At this point, you get to define exactly what "sink or swim" means to you. If you want this badly enough, you'll find a way to do what you have to do to satisfy your own goals of accumulating your hours and learning to become a good appraiser, whilst reducing the hassle factor to the absolute minimum.

It's been my experience that folks who act like this are not truly comfortable or confident with actually managing subordinates. They fear dissent and dread the prospect of being proven wrong or somehow inferior. They want obedience and order more than they want independence and initiative. From your description, it looks like he really hates getting called on an error by any of his clients. Details are important to him. You can probably avoid some of the hostility by keeping this in mind and working your plan accordingly.

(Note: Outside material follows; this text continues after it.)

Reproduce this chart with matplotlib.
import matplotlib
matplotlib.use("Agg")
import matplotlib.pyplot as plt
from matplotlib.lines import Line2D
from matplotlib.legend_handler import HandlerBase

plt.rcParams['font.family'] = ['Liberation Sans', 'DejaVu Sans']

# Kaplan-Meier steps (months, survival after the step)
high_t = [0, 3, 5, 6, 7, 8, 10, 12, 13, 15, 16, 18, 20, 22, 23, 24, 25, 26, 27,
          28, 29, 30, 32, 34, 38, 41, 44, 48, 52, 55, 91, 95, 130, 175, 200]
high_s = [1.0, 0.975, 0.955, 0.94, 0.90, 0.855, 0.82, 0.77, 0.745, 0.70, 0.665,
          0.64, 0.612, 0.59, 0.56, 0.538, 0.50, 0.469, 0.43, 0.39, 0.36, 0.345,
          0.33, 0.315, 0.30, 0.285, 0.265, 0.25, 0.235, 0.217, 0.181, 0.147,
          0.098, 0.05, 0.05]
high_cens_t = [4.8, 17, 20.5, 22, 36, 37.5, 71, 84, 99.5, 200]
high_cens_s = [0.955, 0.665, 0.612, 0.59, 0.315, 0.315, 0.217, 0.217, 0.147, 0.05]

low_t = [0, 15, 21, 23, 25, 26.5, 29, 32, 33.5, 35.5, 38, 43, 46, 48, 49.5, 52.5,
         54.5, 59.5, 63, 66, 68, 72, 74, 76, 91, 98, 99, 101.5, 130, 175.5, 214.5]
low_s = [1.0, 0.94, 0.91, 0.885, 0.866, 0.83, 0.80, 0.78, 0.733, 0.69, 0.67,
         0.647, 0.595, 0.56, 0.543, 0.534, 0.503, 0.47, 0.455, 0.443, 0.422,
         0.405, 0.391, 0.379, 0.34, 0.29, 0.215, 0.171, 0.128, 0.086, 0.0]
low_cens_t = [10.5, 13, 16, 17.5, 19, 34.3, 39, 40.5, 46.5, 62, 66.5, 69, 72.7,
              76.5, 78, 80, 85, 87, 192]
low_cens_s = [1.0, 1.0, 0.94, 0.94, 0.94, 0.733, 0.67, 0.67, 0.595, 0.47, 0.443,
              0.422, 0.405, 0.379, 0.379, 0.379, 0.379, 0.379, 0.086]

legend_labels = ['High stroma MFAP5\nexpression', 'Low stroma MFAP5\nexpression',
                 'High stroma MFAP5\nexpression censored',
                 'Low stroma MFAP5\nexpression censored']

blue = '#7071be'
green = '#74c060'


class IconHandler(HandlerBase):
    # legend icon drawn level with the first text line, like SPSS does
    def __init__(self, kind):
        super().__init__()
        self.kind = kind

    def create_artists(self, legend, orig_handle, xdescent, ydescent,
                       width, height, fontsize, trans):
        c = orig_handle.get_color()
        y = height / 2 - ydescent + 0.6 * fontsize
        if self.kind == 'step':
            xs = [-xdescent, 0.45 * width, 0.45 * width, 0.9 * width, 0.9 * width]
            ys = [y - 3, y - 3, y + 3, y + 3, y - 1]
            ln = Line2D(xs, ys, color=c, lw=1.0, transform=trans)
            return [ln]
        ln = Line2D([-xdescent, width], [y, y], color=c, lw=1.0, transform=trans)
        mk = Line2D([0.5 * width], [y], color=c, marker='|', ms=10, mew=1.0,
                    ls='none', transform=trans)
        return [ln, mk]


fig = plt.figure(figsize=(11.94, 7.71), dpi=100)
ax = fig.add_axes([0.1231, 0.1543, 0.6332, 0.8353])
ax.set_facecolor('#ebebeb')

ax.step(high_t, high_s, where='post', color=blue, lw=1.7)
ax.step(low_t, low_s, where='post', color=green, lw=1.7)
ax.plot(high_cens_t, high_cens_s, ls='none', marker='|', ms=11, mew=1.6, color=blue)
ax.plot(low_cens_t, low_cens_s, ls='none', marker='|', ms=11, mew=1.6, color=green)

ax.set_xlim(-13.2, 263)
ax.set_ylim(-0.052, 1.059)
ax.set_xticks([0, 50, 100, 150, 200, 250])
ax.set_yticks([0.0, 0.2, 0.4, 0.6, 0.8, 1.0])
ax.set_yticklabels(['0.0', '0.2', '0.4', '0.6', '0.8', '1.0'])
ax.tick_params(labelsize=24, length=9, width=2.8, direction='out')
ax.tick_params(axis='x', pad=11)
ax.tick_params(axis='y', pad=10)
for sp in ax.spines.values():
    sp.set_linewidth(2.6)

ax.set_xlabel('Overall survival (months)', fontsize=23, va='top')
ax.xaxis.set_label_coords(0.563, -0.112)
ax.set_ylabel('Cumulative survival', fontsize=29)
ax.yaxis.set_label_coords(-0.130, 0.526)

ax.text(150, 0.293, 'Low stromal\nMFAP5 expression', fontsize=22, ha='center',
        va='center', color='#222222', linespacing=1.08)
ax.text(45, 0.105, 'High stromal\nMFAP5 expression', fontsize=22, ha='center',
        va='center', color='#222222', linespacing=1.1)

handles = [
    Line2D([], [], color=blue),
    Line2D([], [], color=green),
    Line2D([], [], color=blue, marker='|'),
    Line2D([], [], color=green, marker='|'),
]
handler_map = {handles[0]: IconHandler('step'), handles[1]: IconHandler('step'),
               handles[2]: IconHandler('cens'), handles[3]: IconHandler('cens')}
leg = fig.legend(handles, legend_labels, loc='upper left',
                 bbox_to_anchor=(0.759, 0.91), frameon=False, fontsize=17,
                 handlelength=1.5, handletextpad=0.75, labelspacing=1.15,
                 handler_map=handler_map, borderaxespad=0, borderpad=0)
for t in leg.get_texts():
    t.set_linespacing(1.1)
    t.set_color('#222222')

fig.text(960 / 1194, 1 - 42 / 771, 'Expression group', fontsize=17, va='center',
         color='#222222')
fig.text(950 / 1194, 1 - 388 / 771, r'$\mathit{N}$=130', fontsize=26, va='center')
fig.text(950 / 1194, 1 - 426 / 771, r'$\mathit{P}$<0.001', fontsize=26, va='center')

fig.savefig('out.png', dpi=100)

It's just like any other job. You need to figure out what's important to your boss (or your client, as the case may be) and then make sure you give that to them first. In this case, it looks like its the details that count. I'll bet your boss would much rather have you approach him with your problems, however minor, and your best solutions when they come up rather than having him read about them in your reports. Seek input from him rather than try to work everything out on your own. You can demonstrate your attention to detail by carefully proofing your work a couple times, having another appraiser or the office manager give it the once over, and finally by not approaching your boss on the same issue twice. There must be at least one appraiser in the shop in whom your boss has confidence. That's the person you should be trying to mimic. We're not talking about kissing butt, we're talking about choosing your role models.

I think this is a managable situation and as a trainee, one you might actually have to endure. The experience will definitely prepare you better for dealing with unruly clients in the future. I also think that if you can make it in this shop, you'll end up being a pretty good appraiser. If I were you, I'd think twice before I abandon ship.
 

Allen Bruckner

Junior Member
Joined
Oct 25, 2002
Professional Status
Certified Residential Appraiser
State
Florida
I appreciate all the comments. I will suck it up, and i will become a great appraiser. I just have to get a bit more thick skinned as the Old Guy Sayeth.

Thanks all.

P.S.
When i become a trainer, please slap the crap out of me if i don't treat people with respect.
 

Michael Elliott

Sophomore Member
Joined
Apr 13, 2003
Originally posted by Allen Bruckner@Jul 8 2003, 07:44 PM
When i become a trainer, please slap the crap out of me if i don't treat people with respect.
Don't you mean to "respectfully" slap the crap out of you? :)
 

Restrain

Elite Member
Joined
Jan 22, 2002
Professional Status
Certified General Appraiser
State
Florida
Go get a couple of his appraisals from last year and see how he writes them. Make drop-ins of his boiler plate, copy his style, and study how he makes his adjustments. What he wants is a fast working clone of himself. So, either become that or find another mentor.

Roger Strahan, IFA
 

dezra

Sophomore Member
Joined
Oct 25, 2002
Your mentor sounds moody! It sounds like you wanted to feel valued and he is making you feel expendible instead. It might just be the experience you are having from being new and unsure, knowing that you aren't doing everything right. That might be an unfamiliar feeling that is distasteful. Nonetheless, he is not getting rid of you. If you were that lousy, he would have said se la by now, knowing there are others who would like to step in your place. Your desire to take this as a challenge, suck it up and be the best you can be is bound to get you through and you are bound to learn from the experience. One thing's for certain -- you are not wasting your time. You have nothing to lose by staying and seeing whether he does kick you out. And if he does happen to kick you out, you can pick yourself up, dust yourself off, tally up how many hours you have towards the 2,000 now and keep going. Your goal is still ahead of you.